■ Supplied data ■
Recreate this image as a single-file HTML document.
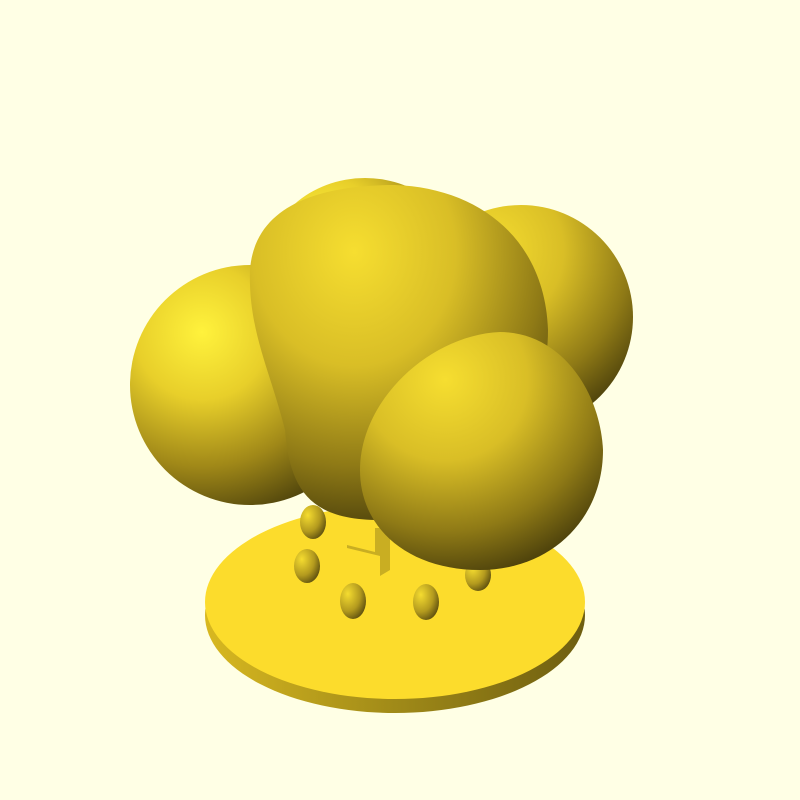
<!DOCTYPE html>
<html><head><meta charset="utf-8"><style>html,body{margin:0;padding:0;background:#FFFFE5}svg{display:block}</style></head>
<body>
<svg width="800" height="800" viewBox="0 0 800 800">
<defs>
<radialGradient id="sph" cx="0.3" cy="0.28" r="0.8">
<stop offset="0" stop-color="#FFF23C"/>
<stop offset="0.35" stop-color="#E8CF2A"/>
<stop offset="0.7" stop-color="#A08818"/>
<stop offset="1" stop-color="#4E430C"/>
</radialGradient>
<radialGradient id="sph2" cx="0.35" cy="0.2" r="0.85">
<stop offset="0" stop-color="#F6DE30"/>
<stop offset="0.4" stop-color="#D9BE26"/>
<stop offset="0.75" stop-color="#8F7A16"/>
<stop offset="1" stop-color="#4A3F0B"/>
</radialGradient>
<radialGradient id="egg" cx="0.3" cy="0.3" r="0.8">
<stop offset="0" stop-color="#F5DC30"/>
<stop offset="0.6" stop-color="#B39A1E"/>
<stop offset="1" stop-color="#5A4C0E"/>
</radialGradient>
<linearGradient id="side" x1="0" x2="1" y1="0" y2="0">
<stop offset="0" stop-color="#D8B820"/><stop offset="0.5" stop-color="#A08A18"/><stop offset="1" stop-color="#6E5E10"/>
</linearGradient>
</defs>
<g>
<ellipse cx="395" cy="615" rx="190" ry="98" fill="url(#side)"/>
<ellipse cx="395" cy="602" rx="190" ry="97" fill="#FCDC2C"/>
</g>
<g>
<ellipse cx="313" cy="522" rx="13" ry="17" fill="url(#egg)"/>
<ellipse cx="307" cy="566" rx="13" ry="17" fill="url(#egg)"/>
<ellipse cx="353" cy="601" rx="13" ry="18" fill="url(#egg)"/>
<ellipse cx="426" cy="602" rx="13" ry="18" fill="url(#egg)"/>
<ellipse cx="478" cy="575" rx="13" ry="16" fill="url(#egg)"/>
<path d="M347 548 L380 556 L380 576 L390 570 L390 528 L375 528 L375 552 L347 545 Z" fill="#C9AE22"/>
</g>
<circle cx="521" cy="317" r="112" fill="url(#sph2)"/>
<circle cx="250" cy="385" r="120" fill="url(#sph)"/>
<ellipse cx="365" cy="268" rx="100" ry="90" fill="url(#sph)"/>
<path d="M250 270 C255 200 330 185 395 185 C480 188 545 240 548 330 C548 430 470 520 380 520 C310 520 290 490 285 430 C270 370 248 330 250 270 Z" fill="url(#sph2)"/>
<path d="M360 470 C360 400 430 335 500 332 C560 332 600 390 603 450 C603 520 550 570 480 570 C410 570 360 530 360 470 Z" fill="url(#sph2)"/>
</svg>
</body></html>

■ Exercise requirements ■
Transcribe the material as is, with images omitted.

■ The solution ■
Recreate this image as a single-file HTML document.
<!DOCTYPE html>
<html><head><meta charset="utf-8"><style>html,body{margin:0;padding:0;background:#FFFFE5}svg{display:block}</style></head>
<body>
<svg width="800" height="800" viewBox="0 0 800 800">
<defs>
<radialGradient id="sph" cx="0.3" cy="0.28" r="0.8">
<stop offset="0" stop-color="#FFF23C"/>
<stop offset="0.35" stop-color="#E8CF2A"/>
<stop offset="0.7" stop-color="#A08818"/>
<stop offset="1" stop-color="#4E430C"/>
</radialGradient>
<radialGradient id="sph2" cx="0.35" cy="0.2" r="0.85">
<stop offset="0" stop-color="#F6DE30"/>
<stop offset="0.4" stop-color="#D9BE26"/>
<stop offset="0.75" stop-color="#8F7A16"/>
<stop offset="1" stop-color="#4A3F0B"/>
</radialGradient>
<radialGradient id="egg" cx="0.3" cy="0.3" r="0.8">
<stop offset="0" stop-color="#F5DC30"/>
<stop offset="0.6" stop-color="#B39A1E"/>
<stop offset="1" stop-color="#5A4C0E"/>
</radialGradient>
<linearGradient id="side" x1="0" x2="1" y1="0" y2="0">
<stop offset="0" stop-color="#D8B820"/><stop offset="0.5" stop-color="#A08A18"/><stop offset="1" stop-color="#6E5E10"/>
</linearGradient>
</defs>
<g>
<ellipse cx="395" cy="615" rx="190" ry="98" fill="url(#side)"/>
<ellipse cx="395" cy="602" rx="190" ry="97" fill="#FCDC2C"/>
</g>
<g>
<ellipse cx="313" cy="522" rx="13" ry="17" fill="url(#egg)"/>
<ellipse cx="307" cy="566" rx="13" ry="17" fill="url(#egg)"/>
<ellipse cx="353" cy="601" rx="13" ry="18" fill="url(#egg)"/>
<ellipse cx="426" cy="602" rx="13" ry="18" fill="url(#egg)"/>
<ellipse cx="478" cy="575" rx="13" ry="16" fill="url(#egg)"/>
<path d="M347 548 L380 556 L380 576 L390 570 L390 528 L375 528 L375 552 L347 545 Z" fill="#C9AE22"/>
</g>
<circle cx="521" cy="317" r="112" fill="url(#sph2)"/>
<circle cx="250" cy="385" r="120" fill="url(#sph)"/>
<ellipse cx="365" cy="268" rx="100" ry="90" fill="url(#sph)"/>
<path d="M250 270 C255 200 330 185 395 185 C480 188 545 240 548 330 C548 430 470 520 380 520 C310 520 290 490 285 430 C270 370 248 330 250 270 Z" fill="url(#sph2)"/>
<path d="M360 470 C360 400 430 335 500 332 C560 332 600 390 603 450 C603 520 550 570 480 570 C410 570 360 530 360 470 Z" fill="url(#sph2)"/>
</svg>
</body></html>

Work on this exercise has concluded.